Interiores e exteriores
Contraste-se a circularidade dos corredores com as curvas na viagem de automóvel de Burton, ainda numa fase inicial do filme. Na estação espacial, a monotonia dos arcos de círculo; na viagem de automóvel, a diversidade apesar da repetição. Na estação espacial, estamos condenados ao interior porque até o exterior, Solaris, já tomou conta da estação e dos seus tripulantes; na viagem, alterna-se entre o exterior das vias rápidas e o interior dos túneis.
Burton, ainda que afetado para sempre pelo stress pós-traumático, entra e sai dos túneis na sua viagem, sendo capaz de regressar à realidade tal como é capaz de regressar a casa e à família, com o filho no banco de trás. Já no caso de Kris Kelvin, experienciamos o trauma em crescendo, um trauma que, ao contrário do de Burton, aparenta tornar-se insuperável a partir do momento em que este decide não abandonar a estação espacial e passa a apresentar aos outros tripulantes o duplo de Hari como a sua esposa, optando pela circularidade em vez de quebrá-la.
Aliás, são dois os traumas. Também Hari está condenada a reviver o seu: quanto mais humana se torna, maior a probabilidade de repetir ad infinitum o seu suicídio originário. O círculo é contudo quebrado precisamente quando ela adquire essa humanidade (ou o oceano de Solaris a adquire, se se preferir atribuir a causa ao mais trivial estratagema do eletroencefalograma) – isto é, a capacidade de sacrificar-se pelo outro e não por si mesma. Do ponto de vista de Kelvin, essa saída traduz-se no trabalho do luto que nunca havia empreendido e que agora pode finalmente fazer-se.

Tecnologia e natureza
Regressemos por uma última vez aos corredores da estação espacial. Significam a tecnologia, já o dissemos; mas uma tecnologia que não está imune à entropia, e à qual os tripulantes parecem ter cedido com o seu desleixo, que macula a previsível pureza assética destes lugares. Limpo mas também sujo, polido mas também desmazelado, funcional mas também avariado. Ainda assim, esse é apenas um “pequeno contraste”, miniatura do “grande contraste” que é o que opõe a tecnologia à natureza, também ele representado por diversas ocasiões em Solaris.

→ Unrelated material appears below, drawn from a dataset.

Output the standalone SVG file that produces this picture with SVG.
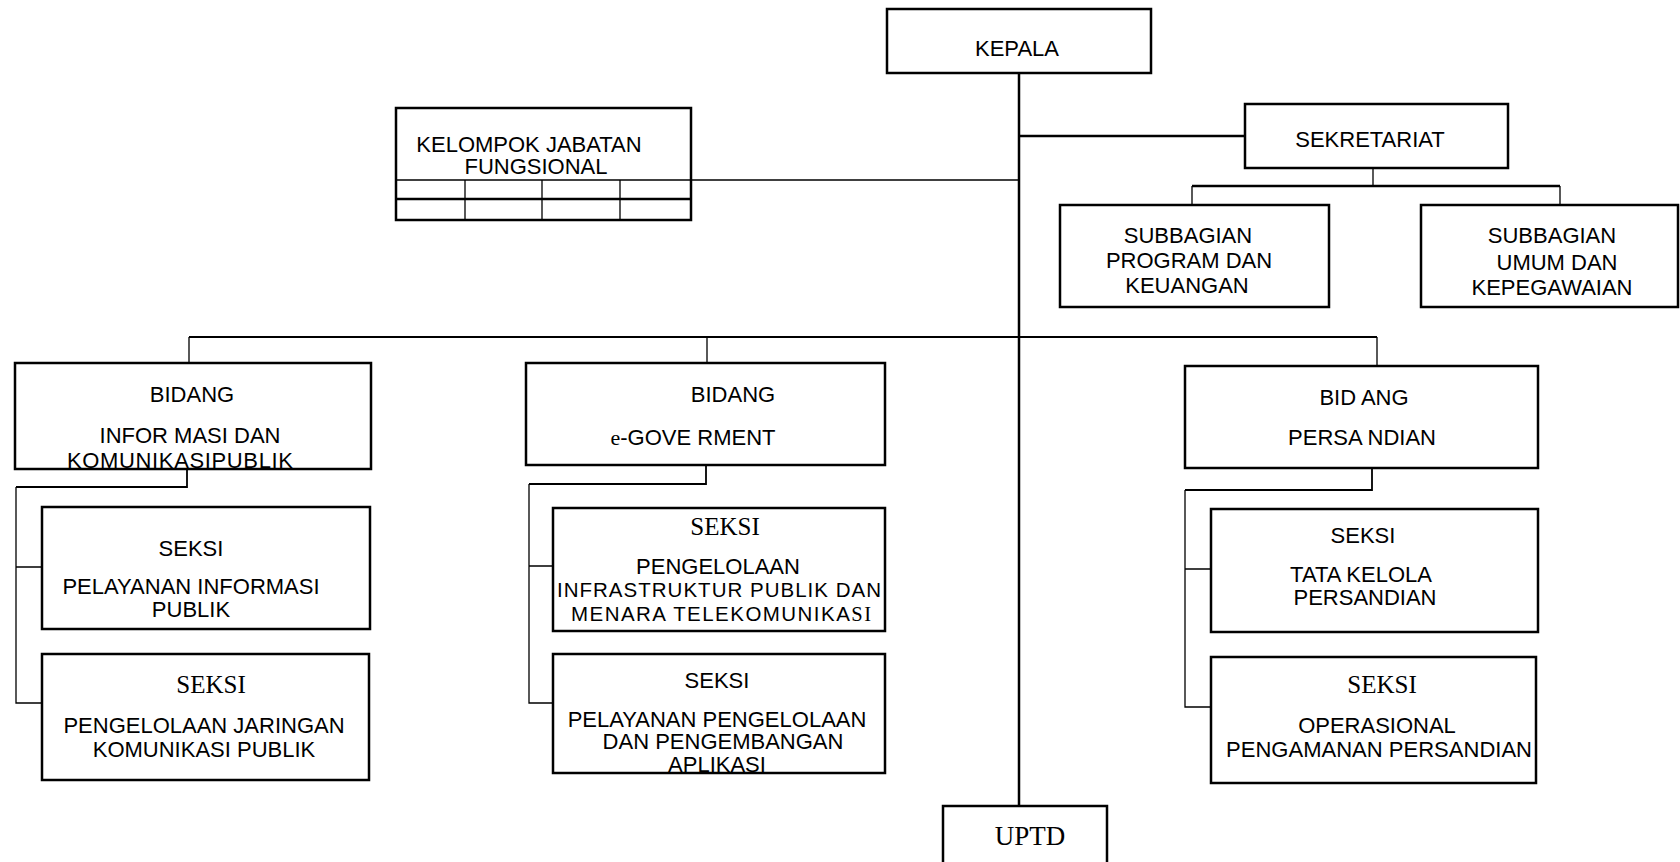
<svg xmlns="http://www.w3.org/2000/svg" width="1680" height="862" viewBox="0 0 1680 862">
<style>
.box{fill:#fff;stroke:#000;stroke-width:2.5}
.ln{fill:none;stroke:#000;stroke-width:1.3}
.lnb{fill:none;stroke:#000;stroke-width:2.5}
.lnm{fill:none;stroke:#000;stroke-width:1.8}
.t{font-family:"Liberation Sans",Arial,sans-serif;font-size:22px;fill:#000;text-anchor:middle}
.s{font-family:"Liberation Serif","Times New Roman",serif;font-size:25px;fill:#000;text-anchor:middle}
.sr{font-family:"Liberation Serif","Times New Roman",serif}
</style>
<rect width="1680" height="862" fill="#fff"/>
<g id="connectors">
<path class="lnb" d="M1019,73 V806"/>
<path class="lnb" d="M1019,136 H1245"/>
<path class="ln" d="M1373,168 V186"/>
<path class="lnb" d="M1192,186 H1560"/>
<path class="ln" d="M1192,186 V205 M1560,186 V205"/>
<path class="ln" d="M691,180 H1019"/>
<path class="lnm" d="M189,337 H1377"/>
<path class="ln" d="M189,337 V363 M707,337 V363 M1377,337 V366"/>
<path class="lnm" d="M187,469 V487 H16"/>
<path class="ln" d="M16,487 V703 H42 M16,567 H42"/>
<path class="lnm" d="M706,465 V484 H529"/>
<path class="ln" d="M529,484 V703 H553 M529,566 H553"/>
<path class="lnm" d="M1372,468 V490 H1185"/>
<path class="ln" d="M1185,490 V707 H1211 M1185,569 H1211"/>
</g>
<g id="kepala">
<rect class="box" x="887" y="9" width="264" height="64"/>
<text class="t" x="1017" y="56">KEPALA</text>
</g>
<g id="kelompok">
<rect class="box" x="396" y="108" width="295" height="112"/>
<path class="ln" d="M396,180 H691"/>
<path class="lnb" d="M396,199 H691"/>
<path class="ln" d="M465,180 V220 M542,180 V220 M620,180 V220"/>
<text class="t" x="529" y="152">KELOMPOK JABATAN</text>
<text class="t" x="536" y="174">FUNGSIONAL</text>
</g>
<g id="sekretariat">
<rect class="box" x="1245" y="104" width="263" height="64"/>
<text class="t" x="1370" y="147">SEKRETARIAT</text>
</g>
<g id="sub-program">
<rect class="box" x="1060" y="205" width="269" height="102"/>
<text class="t" x="1188" y="243">SUBBAGIAN</text>
<text class="t" x="1189" y="268">PROGRAM DAN</text>
<text class="t" x="1187" y="293">KEUANGAN</text>
</g>
<g id="sub-umum">
<rect class="box" x="1421" y="205" width="257" height="102"/>
<text class="t" x="1552" y="243">SUBBAGIAN</text>
<text class="t" x="1557" y="270">UMUM DAN</text>
<text class="t" x="1552" y="295">KEPEGAWAIAN</text>
</g>
<g id="bidang-info">
<rect class="box" x="15" y="363" width="356" height="106"/>
<text class="t" x="192" y="402">BIDANG</text>
<text class="t" x="190" y="443">INFOR MASI DAN</text>
<text class="t" x="180" y="468" textLength="226">KOMUNIKASIPUBLIK</text>
</g>
<g id="seksi-pelayanan-informasi">
<rect class="box" x="42" y="507" width="328" height="122"/>
<text class="t" x="191" y="556">SEKSI</text>
<text class="t" x="191" y="594">PELAYANAN INFORMASI</text>
<text class="t" x="191" y="617">PUBLIK</text>
</g>
<g id="seksi-jaringan">
<rect class="box" x="42" y="654" width="327" height="126"/>
<text class="s" x="211" y="693">SEKSI</text>
<text class="t" x="204" y="733">PENGELOLAAN JARINGAN</text>
<text class="t" x="204" y="757">KOMUNIKASI PUBLIK</text>
</g>
<g id="bidang-egov">
<rect class="box" x="526" y="363" width="359" height="102"/>
<text class="t" x="733" y="402">BIDANG</text>
<text class="t" x="693" y="445"><tspan class="sr">e</tspan>-GOVE RMENT</text>
</g>
<g id="seksi-infrastruktur">
<rect class="box" x="553" y="508" width="332" height="123"/>
<text class="s" x="725" y="535">SEKSI</text>
<text class="t" x="718" y="574">PENGELOLAAN</text>
<text class="t" x="719" y="597" textLength="324" style="font-size:20.5px">INFRASTRUKTUR PUBLIK DAN</text>
<text class="t" x="721" y="621" style="font-size:20.5px" textLength="300">MENARA TELEKOMUNIKA<tspan class="sr">SI</tspan></text>
</g>
<g id="seksi-aplikasi">
<rect class="box" x="553" y="654" width="332" height="119"/>
<text class="t" x="717" y="688">SEKSI</text>
<text class="t" x="717" y="727">PELAYANAN PENGELOLAAN</text>
<text class="t" x="723" y="749">DAN PENGEMBANGAN</text>
<text class="t" x="717" y="772">APLIKASI</text>
</g>
<g id="bidang-persandian">
<rect class="box" x="1185" y="366" width="353" height="102"/>
<text class="t" x="1364" y="405">BID ANG</text>
<text class="t" x="1362" y="445">PERSA NDIAN</text>
</g>
<g id="seksi-tata-kelola">
<rect class="box" x="1211" y="509" width="327" height="123"/>
<text class="t" x="1363" y="543">SEKSI</text>
<text class="t" x="1361" y="582">TATA KELOLA</text>
<text class="t" x="1365" y="605">PERSANDIAN</text>
</g>
<g id="seksi-operasional">
<rect class="box" x="1211" y="657" width="325" height="126"/>
<text class="s" x="1382" y="693">SEKSI</text>
<text class="t" x="1377" y="733">OPERASIONAL</text>
<text class="t" x="1379" y="757" textLength="306">PENGAMANAN PERSANDIAN</text>
</g>
<g id="uptd">
<rect class="box" x="943" y="806" width="164" height="70"/>
<text class="s" x="1030" y="845" style="font-size:27px">UPTD</text>
</g>
</svg>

Abrindo mas também encerrando a narrativa, e portanto estabelecendo-se desde logo como um dos pólos, a natureza do lago e da casa de campo da família de Kris. Fosse contudo esse o único contraste e haveria o risco de cair-se no bucolismo, no cliché do “regresso a uma natureza em harmonia com o humano” que também a sequência com os planos do quadro de Brueghel, o Velho, Caçadores na Selva, parece querer significar. Mas por mais que a natureza possa ser o local ao qual se regressa, é também aquele onde residem as potências que estão acima do humano e que lhe fogem ao controlo – Solaris e o seu oceano significam essa incomensurabilidade, sem que seja necessário, como com o xenomorfo de Alien, representá-la como uma ameaça física.

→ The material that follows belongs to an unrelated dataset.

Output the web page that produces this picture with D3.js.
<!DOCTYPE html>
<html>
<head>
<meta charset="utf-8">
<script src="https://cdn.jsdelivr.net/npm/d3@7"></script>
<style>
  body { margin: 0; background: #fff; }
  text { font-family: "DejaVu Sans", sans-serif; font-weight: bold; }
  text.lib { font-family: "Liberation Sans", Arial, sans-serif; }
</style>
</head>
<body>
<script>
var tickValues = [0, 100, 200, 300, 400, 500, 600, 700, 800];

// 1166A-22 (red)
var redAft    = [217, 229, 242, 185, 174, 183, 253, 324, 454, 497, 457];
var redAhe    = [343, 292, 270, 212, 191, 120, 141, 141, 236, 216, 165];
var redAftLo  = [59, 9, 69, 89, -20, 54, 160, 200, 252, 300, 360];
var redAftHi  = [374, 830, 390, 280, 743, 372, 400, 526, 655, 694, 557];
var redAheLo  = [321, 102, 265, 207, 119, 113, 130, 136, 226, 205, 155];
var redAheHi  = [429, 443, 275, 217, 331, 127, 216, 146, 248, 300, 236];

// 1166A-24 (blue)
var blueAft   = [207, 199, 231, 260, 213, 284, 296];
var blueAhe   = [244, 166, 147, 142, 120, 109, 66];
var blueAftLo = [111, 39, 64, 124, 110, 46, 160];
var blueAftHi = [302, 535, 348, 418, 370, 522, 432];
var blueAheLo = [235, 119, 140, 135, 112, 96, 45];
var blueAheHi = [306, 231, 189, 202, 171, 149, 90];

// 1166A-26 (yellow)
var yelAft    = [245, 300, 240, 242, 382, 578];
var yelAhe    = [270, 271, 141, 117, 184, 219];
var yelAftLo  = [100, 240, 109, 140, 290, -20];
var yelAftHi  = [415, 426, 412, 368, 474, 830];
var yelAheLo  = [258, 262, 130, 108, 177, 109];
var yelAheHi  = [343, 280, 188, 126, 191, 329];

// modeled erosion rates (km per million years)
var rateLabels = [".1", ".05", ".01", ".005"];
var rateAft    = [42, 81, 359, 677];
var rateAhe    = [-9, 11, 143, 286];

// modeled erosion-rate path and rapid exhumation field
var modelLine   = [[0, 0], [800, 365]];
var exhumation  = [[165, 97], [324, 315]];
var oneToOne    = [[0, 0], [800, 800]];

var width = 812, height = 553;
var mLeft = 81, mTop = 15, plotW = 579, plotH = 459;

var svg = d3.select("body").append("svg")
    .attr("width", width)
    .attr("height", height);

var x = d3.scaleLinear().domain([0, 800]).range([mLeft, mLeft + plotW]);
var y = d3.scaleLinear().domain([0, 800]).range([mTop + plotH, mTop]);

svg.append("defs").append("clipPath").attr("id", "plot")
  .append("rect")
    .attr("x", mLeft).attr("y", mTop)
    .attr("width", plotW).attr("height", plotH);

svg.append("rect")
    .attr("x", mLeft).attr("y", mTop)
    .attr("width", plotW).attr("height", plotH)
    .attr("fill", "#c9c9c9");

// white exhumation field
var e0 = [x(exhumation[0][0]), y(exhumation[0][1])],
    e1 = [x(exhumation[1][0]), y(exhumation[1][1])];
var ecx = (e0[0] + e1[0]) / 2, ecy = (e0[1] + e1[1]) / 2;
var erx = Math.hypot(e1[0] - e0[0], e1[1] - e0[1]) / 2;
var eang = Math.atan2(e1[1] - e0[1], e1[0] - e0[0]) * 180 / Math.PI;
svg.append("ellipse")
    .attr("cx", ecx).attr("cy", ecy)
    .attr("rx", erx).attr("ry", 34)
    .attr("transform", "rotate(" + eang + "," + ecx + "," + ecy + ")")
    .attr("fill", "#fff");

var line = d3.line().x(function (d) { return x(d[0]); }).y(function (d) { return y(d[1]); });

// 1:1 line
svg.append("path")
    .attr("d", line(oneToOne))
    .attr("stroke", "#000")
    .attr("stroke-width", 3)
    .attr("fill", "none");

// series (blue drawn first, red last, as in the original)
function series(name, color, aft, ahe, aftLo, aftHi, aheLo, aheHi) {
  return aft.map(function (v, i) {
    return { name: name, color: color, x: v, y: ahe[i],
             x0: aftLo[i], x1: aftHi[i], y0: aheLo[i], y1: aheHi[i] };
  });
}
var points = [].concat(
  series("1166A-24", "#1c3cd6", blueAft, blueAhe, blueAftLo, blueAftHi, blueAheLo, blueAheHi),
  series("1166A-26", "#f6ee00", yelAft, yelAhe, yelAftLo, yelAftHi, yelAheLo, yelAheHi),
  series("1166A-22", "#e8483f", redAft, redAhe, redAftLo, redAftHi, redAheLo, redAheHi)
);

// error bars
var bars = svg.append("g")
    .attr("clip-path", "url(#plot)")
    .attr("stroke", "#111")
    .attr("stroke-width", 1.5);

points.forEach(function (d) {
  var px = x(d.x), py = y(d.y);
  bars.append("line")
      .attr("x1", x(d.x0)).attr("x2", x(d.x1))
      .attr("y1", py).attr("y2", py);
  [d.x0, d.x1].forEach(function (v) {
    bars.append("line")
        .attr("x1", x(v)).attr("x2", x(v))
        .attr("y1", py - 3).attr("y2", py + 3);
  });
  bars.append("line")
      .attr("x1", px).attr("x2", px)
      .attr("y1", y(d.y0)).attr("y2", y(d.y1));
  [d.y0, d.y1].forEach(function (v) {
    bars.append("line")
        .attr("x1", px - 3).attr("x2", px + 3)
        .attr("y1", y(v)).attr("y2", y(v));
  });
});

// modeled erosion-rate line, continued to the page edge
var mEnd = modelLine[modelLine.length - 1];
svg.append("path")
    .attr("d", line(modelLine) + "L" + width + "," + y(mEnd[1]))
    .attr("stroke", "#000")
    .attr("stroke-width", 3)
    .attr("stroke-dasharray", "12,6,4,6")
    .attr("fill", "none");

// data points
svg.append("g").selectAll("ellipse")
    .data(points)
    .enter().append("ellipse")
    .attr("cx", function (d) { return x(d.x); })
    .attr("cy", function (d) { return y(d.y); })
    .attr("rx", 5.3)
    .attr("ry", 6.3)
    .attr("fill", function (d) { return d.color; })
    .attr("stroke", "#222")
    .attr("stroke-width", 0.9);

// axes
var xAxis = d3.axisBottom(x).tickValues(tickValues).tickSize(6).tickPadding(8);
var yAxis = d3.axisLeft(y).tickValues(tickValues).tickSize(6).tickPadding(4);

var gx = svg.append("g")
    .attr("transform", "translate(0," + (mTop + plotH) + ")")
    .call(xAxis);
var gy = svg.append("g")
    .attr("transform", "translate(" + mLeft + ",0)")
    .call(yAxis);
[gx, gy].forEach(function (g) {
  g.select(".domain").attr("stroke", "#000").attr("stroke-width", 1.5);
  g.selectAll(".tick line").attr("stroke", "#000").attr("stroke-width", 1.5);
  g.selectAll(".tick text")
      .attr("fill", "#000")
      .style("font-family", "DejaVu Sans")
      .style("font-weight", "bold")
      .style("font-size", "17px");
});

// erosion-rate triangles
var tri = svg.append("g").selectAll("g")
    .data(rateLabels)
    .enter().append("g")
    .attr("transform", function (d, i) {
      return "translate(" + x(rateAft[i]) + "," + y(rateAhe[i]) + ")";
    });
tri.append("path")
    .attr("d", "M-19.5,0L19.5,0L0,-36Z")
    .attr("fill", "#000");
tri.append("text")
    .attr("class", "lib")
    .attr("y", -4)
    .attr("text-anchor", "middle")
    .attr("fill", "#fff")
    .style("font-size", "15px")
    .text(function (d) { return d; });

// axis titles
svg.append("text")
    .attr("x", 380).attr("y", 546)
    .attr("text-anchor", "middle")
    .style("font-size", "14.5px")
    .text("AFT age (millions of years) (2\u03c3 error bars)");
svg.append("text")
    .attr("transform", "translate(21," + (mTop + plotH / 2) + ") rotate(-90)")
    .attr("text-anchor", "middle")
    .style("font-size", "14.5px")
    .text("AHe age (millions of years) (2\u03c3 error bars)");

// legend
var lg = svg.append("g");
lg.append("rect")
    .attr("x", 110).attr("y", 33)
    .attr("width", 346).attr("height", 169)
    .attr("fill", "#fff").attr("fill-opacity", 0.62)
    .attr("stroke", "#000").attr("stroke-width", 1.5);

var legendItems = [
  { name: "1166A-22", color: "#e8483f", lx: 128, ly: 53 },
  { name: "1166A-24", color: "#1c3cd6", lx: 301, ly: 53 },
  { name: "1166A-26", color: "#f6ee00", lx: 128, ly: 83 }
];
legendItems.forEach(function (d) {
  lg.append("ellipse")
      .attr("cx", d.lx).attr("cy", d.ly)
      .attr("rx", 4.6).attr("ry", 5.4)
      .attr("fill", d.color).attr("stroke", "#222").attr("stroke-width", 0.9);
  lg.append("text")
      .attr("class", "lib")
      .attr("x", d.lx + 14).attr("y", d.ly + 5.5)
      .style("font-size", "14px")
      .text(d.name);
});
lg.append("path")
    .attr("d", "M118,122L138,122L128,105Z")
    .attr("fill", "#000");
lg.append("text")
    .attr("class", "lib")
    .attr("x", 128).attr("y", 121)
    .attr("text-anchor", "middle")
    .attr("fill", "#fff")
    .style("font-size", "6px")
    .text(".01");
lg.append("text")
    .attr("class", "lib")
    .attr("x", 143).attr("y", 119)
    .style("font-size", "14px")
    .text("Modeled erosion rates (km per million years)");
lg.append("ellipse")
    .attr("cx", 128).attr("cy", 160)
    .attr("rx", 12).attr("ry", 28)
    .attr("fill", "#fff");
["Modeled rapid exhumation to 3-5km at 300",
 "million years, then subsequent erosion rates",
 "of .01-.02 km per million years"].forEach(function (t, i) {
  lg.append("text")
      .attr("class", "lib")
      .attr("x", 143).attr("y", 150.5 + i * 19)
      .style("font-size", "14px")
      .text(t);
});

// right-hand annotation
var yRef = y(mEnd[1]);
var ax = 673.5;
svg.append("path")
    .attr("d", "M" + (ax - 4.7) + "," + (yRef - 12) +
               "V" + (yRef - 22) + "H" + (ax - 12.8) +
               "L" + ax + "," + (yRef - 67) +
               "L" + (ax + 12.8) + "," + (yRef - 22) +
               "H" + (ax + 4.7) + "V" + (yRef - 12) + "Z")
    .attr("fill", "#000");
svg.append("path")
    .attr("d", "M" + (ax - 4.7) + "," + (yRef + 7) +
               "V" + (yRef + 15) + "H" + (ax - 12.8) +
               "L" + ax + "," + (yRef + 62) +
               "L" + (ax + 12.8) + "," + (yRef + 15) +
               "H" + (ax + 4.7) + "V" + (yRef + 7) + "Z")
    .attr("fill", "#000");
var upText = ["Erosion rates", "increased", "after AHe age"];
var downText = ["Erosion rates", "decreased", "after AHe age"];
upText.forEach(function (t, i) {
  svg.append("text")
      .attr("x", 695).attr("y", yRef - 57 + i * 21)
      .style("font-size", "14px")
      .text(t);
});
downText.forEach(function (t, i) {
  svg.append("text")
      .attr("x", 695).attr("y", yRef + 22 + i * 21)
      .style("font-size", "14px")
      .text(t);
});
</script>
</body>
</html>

Entre a natureza bucólica, pré-tecnológica, e a natureza como fundo que transcende qualquer tecnologia, o justo meio-termo é evidenciado pelo momento em que a estação espacial inverte a órbita e fica temporariamente sem gravidade. É significativo que essa sequência nos seja mostrada não no corredor, embora este possa vislumbrar-se através duma porta, e sim na biblioteca, local que representa o ponto de encruzilhada entre humano, natureza e tecnologia a que chamamos cultura.